**Problem description:** For this exercise, output only the lines between the "Write the Apache ECharts code for this chart." line and the "const DEPTH_Y = -17;" line, both of them included, and skip all pictures.

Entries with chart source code
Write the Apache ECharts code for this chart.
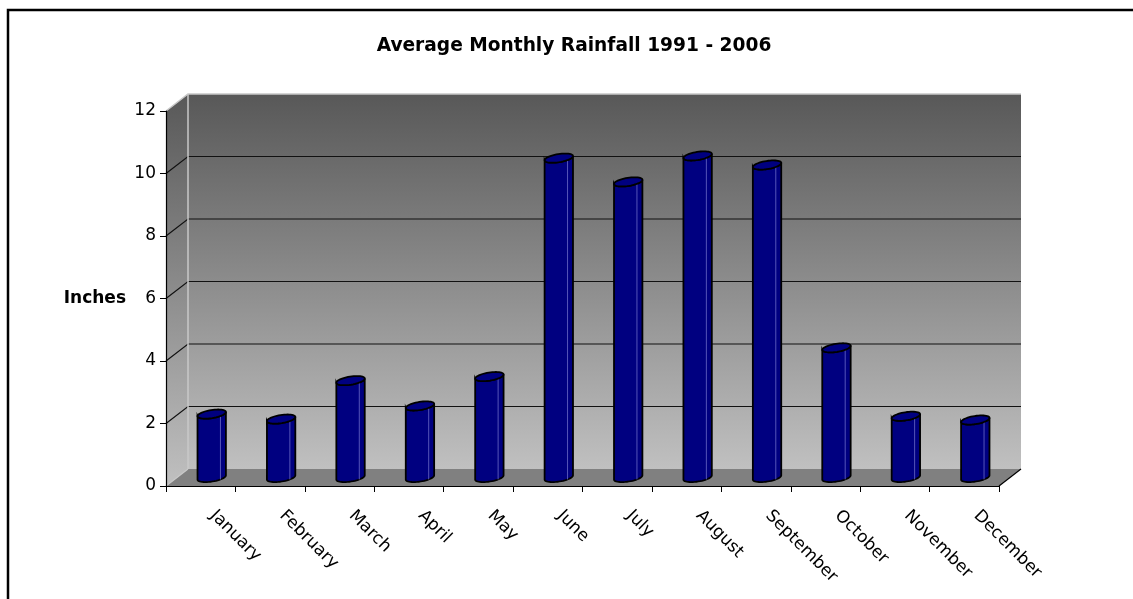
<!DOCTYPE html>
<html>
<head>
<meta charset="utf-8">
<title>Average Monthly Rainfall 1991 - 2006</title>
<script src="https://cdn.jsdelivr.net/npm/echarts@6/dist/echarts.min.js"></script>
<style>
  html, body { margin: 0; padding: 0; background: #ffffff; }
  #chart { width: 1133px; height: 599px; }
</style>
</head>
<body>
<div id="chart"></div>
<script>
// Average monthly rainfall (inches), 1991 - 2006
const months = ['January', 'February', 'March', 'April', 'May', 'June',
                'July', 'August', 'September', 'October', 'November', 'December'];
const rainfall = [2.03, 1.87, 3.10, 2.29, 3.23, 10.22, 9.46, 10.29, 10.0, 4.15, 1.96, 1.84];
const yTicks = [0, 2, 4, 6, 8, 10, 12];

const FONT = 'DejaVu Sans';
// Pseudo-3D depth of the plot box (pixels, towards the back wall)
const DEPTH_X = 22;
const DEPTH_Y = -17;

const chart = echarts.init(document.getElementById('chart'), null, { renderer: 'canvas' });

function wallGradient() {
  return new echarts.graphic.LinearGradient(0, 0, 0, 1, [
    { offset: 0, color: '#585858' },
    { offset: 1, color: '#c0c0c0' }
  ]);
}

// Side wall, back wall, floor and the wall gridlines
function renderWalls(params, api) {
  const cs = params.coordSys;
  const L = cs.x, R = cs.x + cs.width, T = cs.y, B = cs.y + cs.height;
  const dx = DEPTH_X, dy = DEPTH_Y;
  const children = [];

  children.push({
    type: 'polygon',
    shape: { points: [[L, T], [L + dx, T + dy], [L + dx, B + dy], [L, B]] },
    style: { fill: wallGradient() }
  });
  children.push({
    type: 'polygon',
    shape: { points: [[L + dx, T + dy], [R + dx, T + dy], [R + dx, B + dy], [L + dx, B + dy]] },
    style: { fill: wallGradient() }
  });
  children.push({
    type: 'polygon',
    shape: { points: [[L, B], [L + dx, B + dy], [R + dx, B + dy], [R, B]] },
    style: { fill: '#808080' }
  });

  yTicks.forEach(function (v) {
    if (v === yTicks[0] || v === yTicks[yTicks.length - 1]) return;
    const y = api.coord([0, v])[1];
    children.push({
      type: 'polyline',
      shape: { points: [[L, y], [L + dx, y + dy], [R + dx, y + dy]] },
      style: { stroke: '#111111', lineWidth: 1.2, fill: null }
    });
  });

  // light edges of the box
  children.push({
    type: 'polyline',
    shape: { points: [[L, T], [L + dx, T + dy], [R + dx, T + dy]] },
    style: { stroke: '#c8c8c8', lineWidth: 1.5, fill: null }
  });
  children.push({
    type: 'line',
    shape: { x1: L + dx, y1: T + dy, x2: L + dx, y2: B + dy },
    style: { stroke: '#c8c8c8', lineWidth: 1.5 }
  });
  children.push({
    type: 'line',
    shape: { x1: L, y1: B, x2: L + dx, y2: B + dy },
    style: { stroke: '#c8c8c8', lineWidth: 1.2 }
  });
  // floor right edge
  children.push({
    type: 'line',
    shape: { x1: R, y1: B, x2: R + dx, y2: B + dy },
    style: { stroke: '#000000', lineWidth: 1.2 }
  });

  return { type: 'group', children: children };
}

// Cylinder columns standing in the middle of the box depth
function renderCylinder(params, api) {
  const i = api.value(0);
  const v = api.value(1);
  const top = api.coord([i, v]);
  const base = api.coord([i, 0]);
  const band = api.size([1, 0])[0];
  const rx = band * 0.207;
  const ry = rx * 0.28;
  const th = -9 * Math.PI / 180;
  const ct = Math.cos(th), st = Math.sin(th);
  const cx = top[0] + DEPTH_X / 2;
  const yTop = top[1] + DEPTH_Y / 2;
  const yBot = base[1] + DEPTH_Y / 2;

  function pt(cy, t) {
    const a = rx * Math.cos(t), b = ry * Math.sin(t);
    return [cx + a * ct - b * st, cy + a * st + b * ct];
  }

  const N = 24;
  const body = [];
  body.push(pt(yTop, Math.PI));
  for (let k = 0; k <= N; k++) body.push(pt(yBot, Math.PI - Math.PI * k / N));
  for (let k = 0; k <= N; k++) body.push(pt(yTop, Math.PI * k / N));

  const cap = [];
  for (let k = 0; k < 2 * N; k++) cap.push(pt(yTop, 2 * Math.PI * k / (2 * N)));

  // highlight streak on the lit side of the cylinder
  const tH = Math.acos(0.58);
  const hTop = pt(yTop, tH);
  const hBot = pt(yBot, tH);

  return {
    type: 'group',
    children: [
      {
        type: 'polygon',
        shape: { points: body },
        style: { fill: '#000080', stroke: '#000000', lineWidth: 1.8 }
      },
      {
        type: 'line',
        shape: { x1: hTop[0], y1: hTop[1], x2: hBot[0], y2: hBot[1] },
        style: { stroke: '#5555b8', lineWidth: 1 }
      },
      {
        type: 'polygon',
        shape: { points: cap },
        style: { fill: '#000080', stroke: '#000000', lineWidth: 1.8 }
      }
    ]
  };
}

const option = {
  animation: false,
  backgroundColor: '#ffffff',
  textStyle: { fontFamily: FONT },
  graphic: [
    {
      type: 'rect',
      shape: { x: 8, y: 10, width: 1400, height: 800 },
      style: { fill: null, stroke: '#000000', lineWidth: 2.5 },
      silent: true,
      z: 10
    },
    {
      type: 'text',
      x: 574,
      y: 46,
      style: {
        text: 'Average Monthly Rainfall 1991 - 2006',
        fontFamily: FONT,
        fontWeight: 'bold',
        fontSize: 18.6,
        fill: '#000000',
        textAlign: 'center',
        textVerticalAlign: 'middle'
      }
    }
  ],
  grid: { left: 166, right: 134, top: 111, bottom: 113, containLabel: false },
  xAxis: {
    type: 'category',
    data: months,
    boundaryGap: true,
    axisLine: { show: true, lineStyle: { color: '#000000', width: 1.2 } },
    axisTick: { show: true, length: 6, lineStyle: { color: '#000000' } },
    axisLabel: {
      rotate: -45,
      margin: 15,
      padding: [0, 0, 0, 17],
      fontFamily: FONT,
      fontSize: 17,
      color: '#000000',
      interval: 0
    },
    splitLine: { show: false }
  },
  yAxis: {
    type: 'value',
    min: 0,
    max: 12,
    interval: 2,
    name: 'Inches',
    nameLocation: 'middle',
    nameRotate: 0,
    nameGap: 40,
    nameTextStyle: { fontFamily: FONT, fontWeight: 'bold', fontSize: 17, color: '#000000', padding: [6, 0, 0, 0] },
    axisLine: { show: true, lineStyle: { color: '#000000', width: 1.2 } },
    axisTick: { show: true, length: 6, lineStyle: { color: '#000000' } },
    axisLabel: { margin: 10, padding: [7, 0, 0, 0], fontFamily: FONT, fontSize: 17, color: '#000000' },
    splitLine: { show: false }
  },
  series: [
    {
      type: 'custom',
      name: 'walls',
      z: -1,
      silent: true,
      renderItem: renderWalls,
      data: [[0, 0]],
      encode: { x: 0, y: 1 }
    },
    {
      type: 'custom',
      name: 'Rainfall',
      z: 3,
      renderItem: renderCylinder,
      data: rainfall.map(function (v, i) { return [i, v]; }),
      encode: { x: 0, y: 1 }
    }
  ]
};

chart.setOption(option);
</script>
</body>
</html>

---

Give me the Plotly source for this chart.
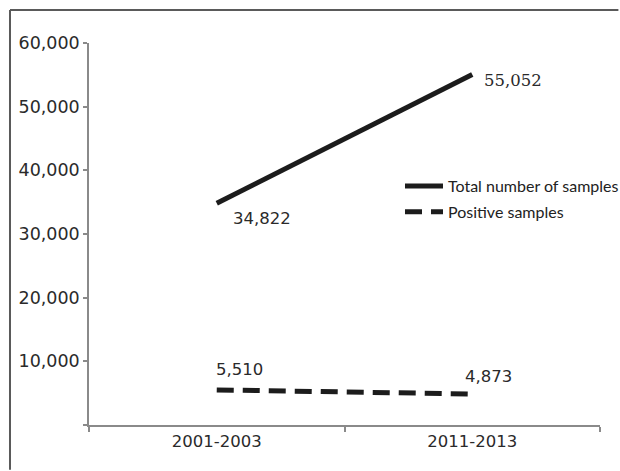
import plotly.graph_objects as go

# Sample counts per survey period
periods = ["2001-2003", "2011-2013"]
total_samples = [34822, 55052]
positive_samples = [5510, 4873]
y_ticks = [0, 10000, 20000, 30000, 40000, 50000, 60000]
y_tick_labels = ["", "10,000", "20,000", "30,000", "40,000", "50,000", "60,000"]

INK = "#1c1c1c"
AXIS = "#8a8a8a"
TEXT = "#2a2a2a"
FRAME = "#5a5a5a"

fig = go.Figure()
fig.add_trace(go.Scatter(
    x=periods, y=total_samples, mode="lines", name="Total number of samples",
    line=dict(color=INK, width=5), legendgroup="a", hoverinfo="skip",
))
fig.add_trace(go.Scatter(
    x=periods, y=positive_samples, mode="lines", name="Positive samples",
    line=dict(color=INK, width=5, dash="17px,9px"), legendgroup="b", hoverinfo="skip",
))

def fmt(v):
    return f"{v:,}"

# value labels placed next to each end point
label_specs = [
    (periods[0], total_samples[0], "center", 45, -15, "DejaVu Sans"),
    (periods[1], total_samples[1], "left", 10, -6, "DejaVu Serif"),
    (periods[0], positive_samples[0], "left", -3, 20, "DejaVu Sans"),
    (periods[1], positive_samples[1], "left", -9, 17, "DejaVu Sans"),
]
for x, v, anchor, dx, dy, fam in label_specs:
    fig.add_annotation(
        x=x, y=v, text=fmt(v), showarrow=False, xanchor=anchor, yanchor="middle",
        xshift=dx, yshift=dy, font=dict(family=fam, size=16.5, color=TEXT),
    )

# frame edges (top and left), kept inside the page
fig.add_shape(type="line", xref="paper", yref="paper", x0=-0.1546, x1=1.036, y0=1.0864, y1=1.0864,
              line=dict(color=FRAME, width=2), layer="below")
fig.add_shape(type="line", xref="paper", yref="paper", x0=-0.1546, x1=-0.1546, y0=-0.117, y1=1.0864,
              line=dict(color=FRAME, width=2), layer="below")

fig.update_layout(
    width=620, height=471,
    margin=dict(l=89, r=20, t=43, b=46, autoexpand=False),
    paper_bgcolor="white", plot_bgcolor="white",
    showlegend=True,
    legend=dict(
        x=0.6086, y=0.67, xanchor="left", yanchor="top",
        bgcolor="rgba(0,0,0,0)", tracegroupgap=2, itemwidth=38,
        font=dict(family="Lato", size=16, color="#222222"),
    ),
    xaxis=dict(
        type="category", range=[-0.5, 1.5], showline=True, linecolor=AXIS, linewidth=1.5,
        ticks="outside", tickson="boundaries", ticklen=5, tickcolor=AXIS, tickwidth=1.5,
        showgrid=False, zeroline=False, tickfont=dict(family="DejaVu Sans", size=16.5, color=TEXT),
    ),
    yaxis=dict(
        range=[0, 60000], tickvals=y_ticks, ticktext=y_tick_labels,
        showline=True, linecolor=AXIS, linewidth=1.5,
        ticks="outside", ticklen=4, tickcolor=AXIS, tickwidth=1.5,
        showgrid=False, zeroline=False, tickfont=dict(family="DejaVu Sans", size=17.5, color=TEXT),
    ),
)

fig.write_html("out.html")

**Exercise result:**
Write the Apache ECharts code for this chart.
<!DOCTYPE html>
<html>
<head>
<meta charset="utf-8">
<title>Average Monthly Rainfall 1991 - 2006</title>
<script src="https://cdn.jsdelivr.net/npm/echarts@6/dist/echarts.min.js"></script>
<style>
  html, body { margin: 0; padding: 0; background: #ffffff; }
  #chart { width: 1133px; height: 599px; }
</style>
</head>
<body>
<div id="chart"></div>
<script>
// Average monthly rainfall (inches), 1991 - 2006
const months = ['January', 'February', 'March', 'April', 'May', 'June',
                'July', 'August', 'September', 'October', 'November', 'December'];
const rainfall = [2.03, 1.87, 3.10, 2.29, 3.23, 10.22, 9.46, 10.29, 10.0, 4.15, 1.96, 1.84];
const yTicks = [0, 2, 4, 6, 8, 10, 12];

const FONT = 'DejaVu Sans';
// Pseudo-3D depth of the plot box (pixels, towards the back wall)
const DEPTH_X = 22;
const DEPTH_Y = -17;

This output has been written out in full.